This is a very complicated topic. I believe in the right hot sauce for the right job.
For anything asian, Siracha wins. I find it mixed best with sesame, soy, hoisin, teriyaki, etc...
But you don't go putting siracha on tacos. That's insane. If I'm doing American style tacos at home it's chunky tomato salsa if it's big fixings, if it's just meat and cheese, I prefer tabasco.
If I'm making traditional style tacos at home I go with Cholula, Tapatio, or the TJ's knock off just called "taco sauce."
Chunky salsa is good for body.

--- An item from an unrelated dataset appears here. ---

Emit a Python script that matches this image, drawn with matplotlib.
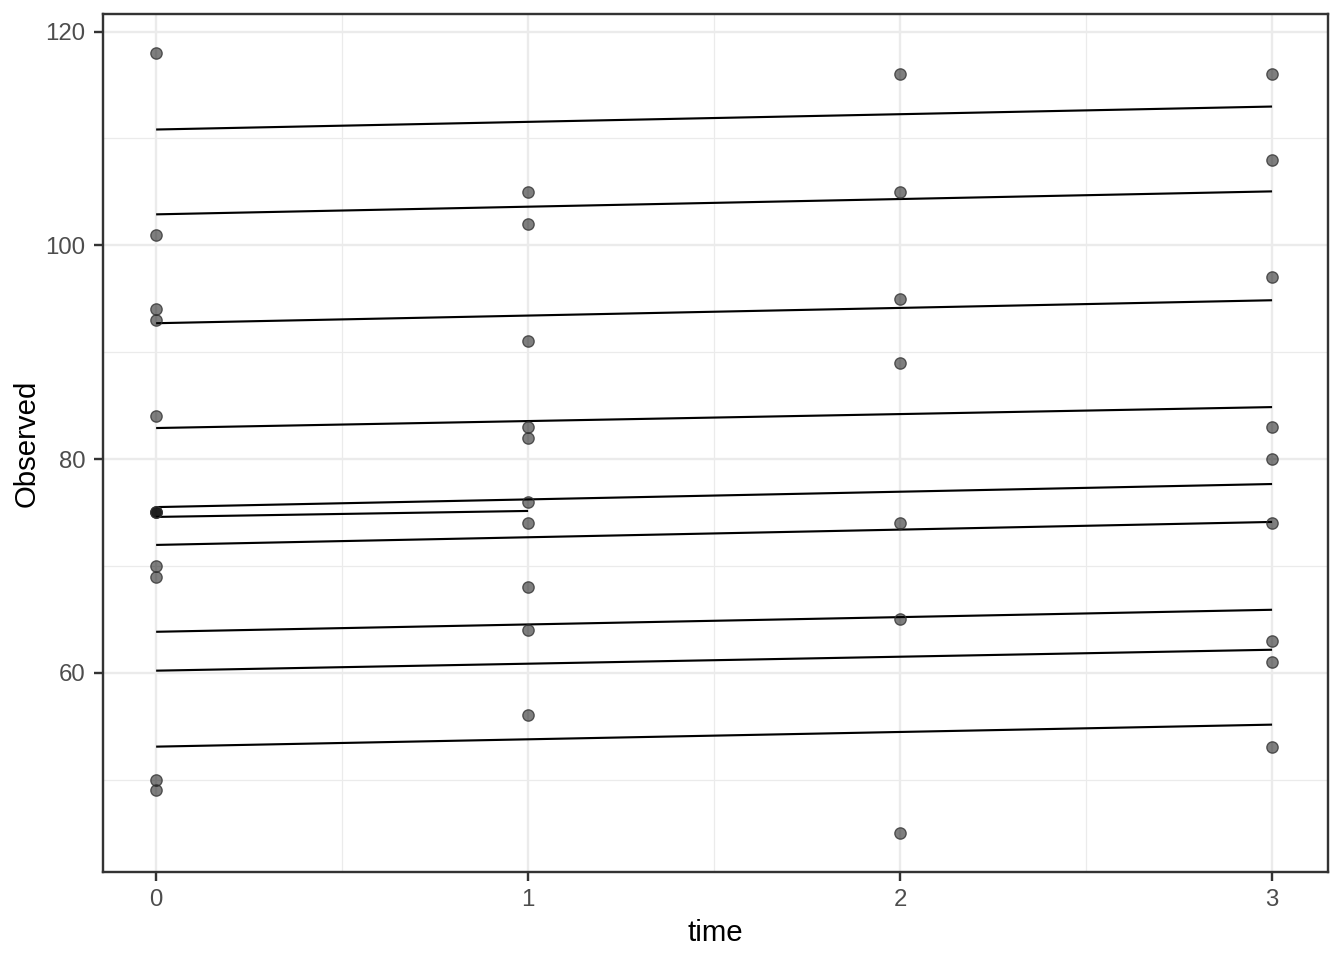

Any family style jar works, I like Pace.
For traditional LA street tacos/burritos I use the red hot sauce every taco vendor has a slight variation of.
For bigger Mexican meals I prefer chili verde, the green sauce.
Tabasco is pretty universal-- Hashbrowns, eggs, popcorn, mac n cheese, anything that needs a little kick but doesn't require extra flavor.
People know I like it spicy and are always buying me novelty hot sauces like ASS IN THE TUB or something. They're never that great and I use them for cooking usually.
I had a few Tex Mex meals in Santa Fe once that had so e amazing hot sauce I'd love to eat again.
A bit if a shame sauce (though not as bad as Taco Bell) I do like the Baja salsa from Baja Fresh.
Finally, for watermelon I live for Tajin.